Copy everything in the listing below word for word, apart from any images.

--- BEGIN ---

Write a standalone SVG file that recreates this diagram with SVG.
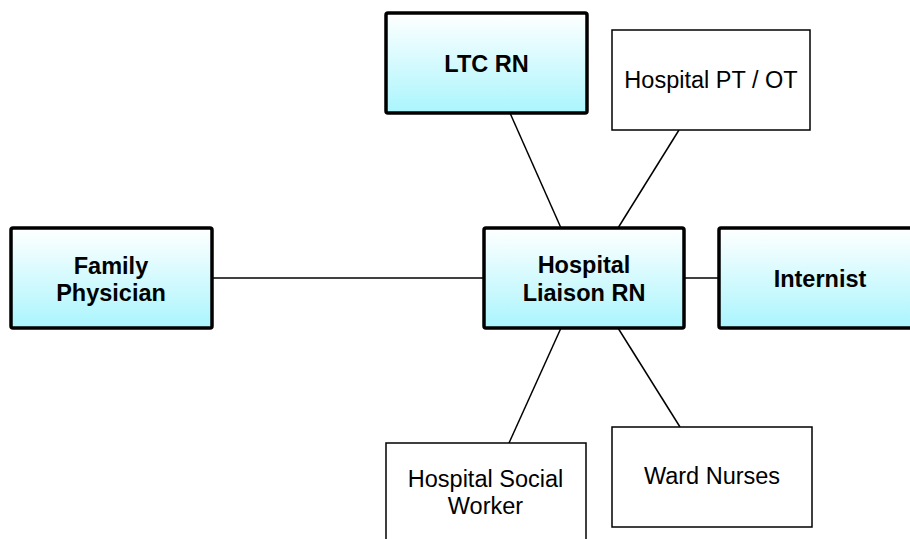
<svg xmlns="http://www.w3.org/2000/svg" width="910" height="539" viewBox="0 0 910 539">
<defs>
<linearGradient id="cy" x1="0" y1="0" x2="0" y2="1">
<stop offset="0" stop-color="#ffffff"/>
<stop offset="1" stop-color="#aaf5fd"/>
</linearGradient>
</defs>
<style>
.key{fill:url(#cy);stroke:#000;stroke-width:3.5;stroke-linejoin:round}
.plain{fill:#fff;stroke:#000;stroke-width:1.5}
.b{font-family:"Liberation Sans",Arial,sans-serif;font-weight:bold;font-size:23.5px;text-anchor:middle;fill:#000}
.r{font-family:"Liberation Sans",Arial,sans-serif;font-size:23.5px;text-anchor:middle;fill:#000}
.c{stroke:#000;stroke-width:1.5;fill:none}
</style>
<rect width="910" height="539" fill="#fff"/>
<g id="connectors">
<line class="c" x1="510" y1="113" x2="561" y2="228"/>
<line class="c" x1="679" y1="130" x2="618" y2="228"/>
<line class="c" x1="212" y1="278" x2="484" y2="278"/>
<line class="c" x1="684" y1="278" x2="719" y2="278"/>
<line class="c" x1="561" y1="328" x2="509" y2="443"/>
<line class="c" x1="618" y1="328" x2="680" y2="427"/>
</g>
<g id="ltc-rn">
<rect class="key" x="386" y="13" width="201" height="100" rx="2"/>
<text class="b" x="486.5" y="72">LTC RN</text>
</g>
<g id="hospital-pt-ot">
<rect class="plain" x="612" y="30" width="198" height="100"/>
<text class="r" x="711" y="88">Hospital PT / OT</text>
</g>
<g id="family-physician">
<rect class="key" x="11" y="228" width="201" height="100" rx="2"/>
<text class="b" x="111" y="273.5">Family</text>
<text class="b" x="111" y="301">Physician</text>
</g>
<g id="hospital-liaison-rn">
<rect class="key" x="484" y="228" width="200" height="100" rx="2"/>
<text class="b" x="584" y="273">Hospital</text>
<text class="b" x="584" y="300.5">Liaison RN</text>
</g>
<g id="internist">
<rect class="key" x="719" y="228" width="202" height="100" rx="2"/>
<text class="b" x="820" y="287">Internist</text>
</g>
<g id="hospital-social-worker">
<rect class="plain" x="386" y="443" width="200" height="100"/>
<text class="r" x="485.5" y="487">Hospital Social</text>
<text class="r" x="485.5" y="514">Worker</text>
</g>
<g id="ward-nurses">
<rect class="plain" x="612" y="427" width="200" height="100"/>
<text class="r" x="712" y="484">Ward Nurses</text>
</g>
</svg>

--- END ---

> RESULT
Write a standalone SVG file that recreates this diagram with SVG.
<svg xmlns="http://www.w3.org/2000/svg" width="910" height="539" viewBox="0 0 910 539">
<defs>
<linearGradient id="cy" x1="0" y1="0" x2="0" y2="1">
<stop offset="0" stop-color="#ffffff"/>
<stop offset="1" stop-color="#aaf5fd"/>
</linearGradient>
</defs>
<style>
.key{fill:url(#cy);stroke:#000;stroke-width:3.5;stroke-linejoin:round}
.plain{fill:#fff;stroke:#000;stroke-width:1.5}
.b{font-family:"Liberation Sans",Arial,sans-serif;font-weight:bold;font-size:23.5px;text-anchor:middle;fill:#000}
.r{font-family:"Liberation Sans",Arial,sans-serif;font-size:23.5px;text-anchor:middle;fill:#000}
.c{stroke:#000;stroke-width:1.5;fill:none}
</style>
<rect width="910" height="539" fill="#fff"/>
<g id="connectors">
<line class="c" x1="510" y1="113" x2="561" y2="228"/>
<line class="c" x1="679" y1="130" x2="618" y2="228"/>
<line class="c" x1="212" y1="278" x2="484" y2="278"/>
<line class="c" x1="684" y1="278" x2="719" y2="278"/>
<line class="c" x1="561" y1="328" x2="509" y2="443"/>
<line class="c" x1="618" y1="328" x2="680" y2="427"/>
</g>
<g id="ltc-rn">
<rect class="key" x="386" y="13" width="201" height="100" rx="2"/>
<text class="b" x="486.5" y="72">LTC RN</text>
</g>
<g id="hospital-pt-ot">
<rect class="plain" x="612" y="30" width="198" height="100"/>
<text class="r" x="711" y="88">Hospital PT / OT</text>
</g>
<g id="family-physician">
<rect class="key" x="11" y="228" width="201" height="100" rx="2"/>
<text class="b" x="111" y="273.5">Family</text>
<text class="b" x="111" y="301">Physician</text>
</g>
<g id="hospital-liaison-rn">
<rect class="key" x="484" y="228" width="200" height="100" rx="2"/>
<text class="b" x="584" y="273">Hospital</text>
<text class="b" x="584" y="300.5">Liaison RN</text>
</g>
<g id="internist">
<rect class="key" x="719" y="228" width="202" height="100" rx="2"/>
<text class="b" x="820" y="287">Internist</text>
</g>
<g id="hospital-social-worker">
<rect class="plain" x="386" y="443" width="200" height="100"/>
<text class="r" x="485.5" y="487">Hospital Social</text>
<text class="r" x="485.5" y="514">Worker</text>
</g>
<g id="ward-nurses">
<rect class="plain" x="612" y="427" width="200" height="100"/>
<text class="r" x="712" y="484">Ward Nurses</text>
</g>
</svg>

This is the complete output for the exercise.